We all know how we got here. Trades that helped the Royals win the World Series and the tragic loss of Yordano Ventura, yes, but many others too. Alex Gordon’s contract that was an obvious factor in neither Hosmer and Moustakus being here, dreadful drafting with high picks for near a decade, and one thing I haven’t heard talked about much at all, the fact that the Royals touted Latin pipeline seems to have dried up all of a sudden. Besides Mondesi, Melbrys Vilorio is the only young home-grown Latin player to come to the plate for the Royals this year, and obviously he wouldn’t have if not for the longstanding shining star in this category, Perez, was able to play. And pitching? The recent 6 1/3 innings from Carlos Hernandez is the sum and substance of it.

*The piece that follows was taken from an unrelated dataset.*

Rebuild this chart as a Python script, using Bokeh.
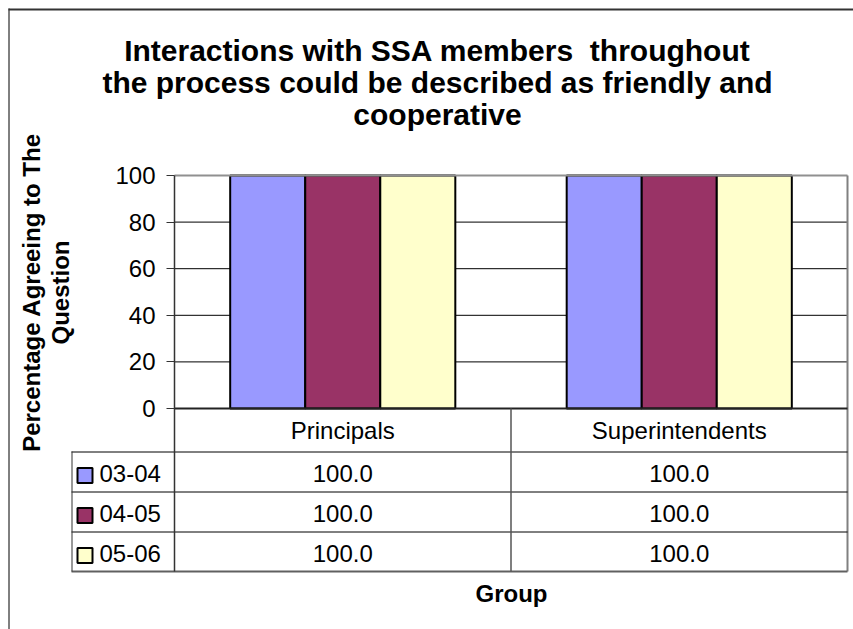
import math
from bokeh.plotting import figure
from bokeh.models import Range1d, FixedTicker, LinearAxis
from bokeh.core.properties import value
from bokeh.embed import file_html
from bokeh.resources import INLINE

# ---------------- data ----------------
categories = ["Principals", "Superintendents"]
series_names = ["03-04", "04-05", "05-06"]
values_0304 = [100.0, 100.0]
values_0405 = [100.0, 100.0]
values_0506 = [100.0, 100.0]
y_ticks = [0, 20, 40, 60, 80, 100]
grid_ticks = [20, 40, 60, 80]
series_colors = ["#9999FF", "#993366", "#FFFFCC"]

# (a no-break space keeps the double space of the original title in SVG)
title_lines = ["Interactions with SSA members \u00a0throughout",
               "the process could be described as friendly and",
               "cooperative"]
y_label_lines = ["Percentage Agreeing to The", "Question"]
x_label = "Group"

all_values = [values_0304, values_0405, values_0506]

# ---------------- layout (canvas pixels) ----------------
W, H = 853, 629
PLOT_L, PLOT_R = 174, 847
PLOT_T, AXIS_Y, TABLE_B = 175, 408, 571
LEG_L = 71
Y_MAX = y_ticks[-1]
PXU = (AXIS_Y - PLOT_T) / Y_MAX
XPU = (PLOT_R - PLOT_L) / len(categories)
FONT = "Liberation Sans"


def X(px):
    return (px - PLOT_L) / XPU


def Y(py):
    return (AXIS_Y - py) / PXU


p = figure(width=W, height=H, output_backend="svg", toolbar_location=None,
           x_range=Range1d(X(0), X(W)), y_range=Range1d(Y(H), Y(0)),
           x_axis_location=None, y_axis_location=None, title=None,
           min_border=0)
p.background_fill_color = "white"
p.border_fill_color = "white"
p.outline_line_color = None
p.grid.visible = False

# y axis, fixed at the left edge of the plot area
yax = LinearAxis(fixed_location=0, bounds=(Y(TABLE_B), Y_MAX),
                 ticker=FixedTicker(ticks=y_ticks))
yax.major_label_text_font = FONT
yax.major_label_text_font_size = "24px"
yax.major_label_text_color = "black"
yax.major_tick_out = 8
yax.major_tick_in = 0
yax.minor_tick_out = 0
yax.minor_tick_in = 0
yax.major_label_standoff = 11
yax.axis_line_color = "#333333"
yax.axis_line_width = 1.5
yax.major_tick_line_color = "#333333"
p.add_layout(yax, "left")

ncat = len(categories)
nser = len(series_names)

# gridlines inside the plot area
p.segment(x0=[0] * len(grid_ticks), x1=[ncat] * len(grid_ticks),
          y0=grid_ticks, y1=grid_ticks, line_color="black", line_width=1)

# bars
BAR_W = 0.223
for i, (vals, col) in enumerate(zip(all_values, series_colors)):
    off = (i - 1) * BAR_W
    xs = [c + 0.5 + off for c in range(ncat)]
    p.vbar(x=xs, top=vals, bottom=0, width=BAR_W, fill_color=col,
           line_color="black", line_width=2)

# plot-area border (top, right) and category axis line
p.segment(x0=[0], y0=[Y_MAX], x1=[ncat], y1=[Y_MAX], line_color="#909090", line_width=2)
p.segment(x0=[ncat], y0=[Y_MAX], x1=[ncat], y1=[Y(TABLE_B)], line_color="#808080", line_width=2)
p.segment(x0=[0], y0=[0], x1=[ncat], y1=[0], line_color="#222222", line_width=2)

# data table lines
row_lines = [Y(451.5 + 40 * r) for r in range(nser)]
p.segment(x0=[X(LEG_L)] * nser, x1=[ncat] * nser,
          y0=row_lines, y1=row_lines, line_color="black", line_width=1)
p.segment(x0=[X(LEG_L)], y0=[Y(TABLE_B)], x1=[ncat], y1=[Y(TABLE_B)],
          line_color="#606060", line_width=2)
p.segment(x0=[X(LEG_L + 0.5)], y0=[Y(451)], x1=[X(LEG_L + 0.5)], y1=[Y(TABLE_B)],
          line_color="#333333", line_width=1)
seps = list(range(1, ncat))
p.segment(x0=seps, y0=[0] * len(seps), x1=seps, y1=[Y(TABLE_B)] * len(seps),
          line_color="#555555", line_width=1.5)

TXT = dict(text_font=value(FONT), text_color="black", text_baseline="middle")

# table: category header
p.text(x=[c + 0.5 for c in range(ncat)], y=[Y(430)] * ncat, text=categories,
       text_font_size="24px", text_align="center", **TXT)

# table: values
tx, ty, tt = [], [], []
for r, vals in enumerate(all_values):
    for c, v in enumerate(vals):
        tx.append(c + 0.5)
        ty.append(Y(473 + 40 * r))
        tt.append(f"{v:.1f}")
p.text(x=tx, y=ty, text=tt, text_font_size="24px", text_align="center", **TXT)

# table: legend keys
p.scatter(x=[X(84.5)] * nser, y=[Y(475 + 40 * r) for r in range(nser)],
          marker="square", size=15, fill_color=series_colors,
          line_color="black", line_width=2)
p.text(x=[X(99)] * nser, y=[Y(473 + 40 * r) for r in range(nser)], text=series_names,
       text_font_size="24px", text_align="left", **TXT)

# title
p.text(x=[X(437)] * len(title_lines), y=[Y(50 + 32 * k) for k in range(len(title_lines))],
       text=title_lines, text_font_size="30px", text_font_style="bold",
       text_align="center", **TXT)

# y-axis title (two rotated lines)
p.text(x=[X(31 + 28.5 * k) for k in range(len(y_label_lines))], y=[Y(292)] * len(y_label_lines),
       text=y_label_lines, angle=math.pi / 2, text_font_size="24px",
       text_font_style="bold", text_align="center", **TXT)

# x-axis title
p.text(x=[X(511)], y=[Y(593)], text=[x_label], text_font_size="24px",
       text_font_style="bold", text_align="center", **TXT)

# chart-area border (left and top edges)
p.segment(x0=[X(8.5)], y0=[Y(8)], x1=[X(8.5)], y1=[Y(H)], line_color="black", line_width=1)
p.segment(x0=[X(8)], y0=[Y(9)], x1=[X(W)], y1=[Y(9)], line_color="#333333", line_width=2)

open("out.html", "w").write(file_html(p, INLINE))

Clearly, creating some hope lies in the arms of the college pitchers the Royals have loaded up on in the past couple of years. Singer and Bubic are getting their feet wet this year, and even though they have ERA’s around five or over, they have showed enough encouraging poise and stuff. Behind them are Kowar and Lynch and Lacy and a couple others. The Royals do need an Indians-like run of starters to create a Tampa Bay style of squad (though they do it in a different way), that is built on their staff, although their anonymous offense is making noise this year, too.
2020 has sucked in so many ways for all of us, and unfortunately, the Royals have been no summertime elixir for our woes. That is in the capable hands of the Chiefs right now moving into the fall, as we appear to have unfortunately returned to a Kansas City sports tradition that euphemistically states that good baseball and good football can rarely co-exist. Sporting KC has injected a welcome option in the other kind of football for at least some.
Dayton Moore and his team gifted Kansas City with the unique to its sport small-market title, and after the subsequent crash, Moore noted that this time around he wanted to build something that could be more lasting, like the manly consistent success of Oakland and the aforementioned Rays.His track record deserves respect, but it‘s mighty hard right now to to view the landscape and not feel a lack of confidence that anything close to that is coming anytime soon. But it’s hard to view the landscape of a lot of things right now and feel that way.
Whether a full (please, please) season in 2021 with sunshine and fans (pretty please) brings more hope for the Royals as far as a winning product remains to be seen. But I will gladly take a first step with the other items, as in baseball, and life, we want 2020 to just flat go away.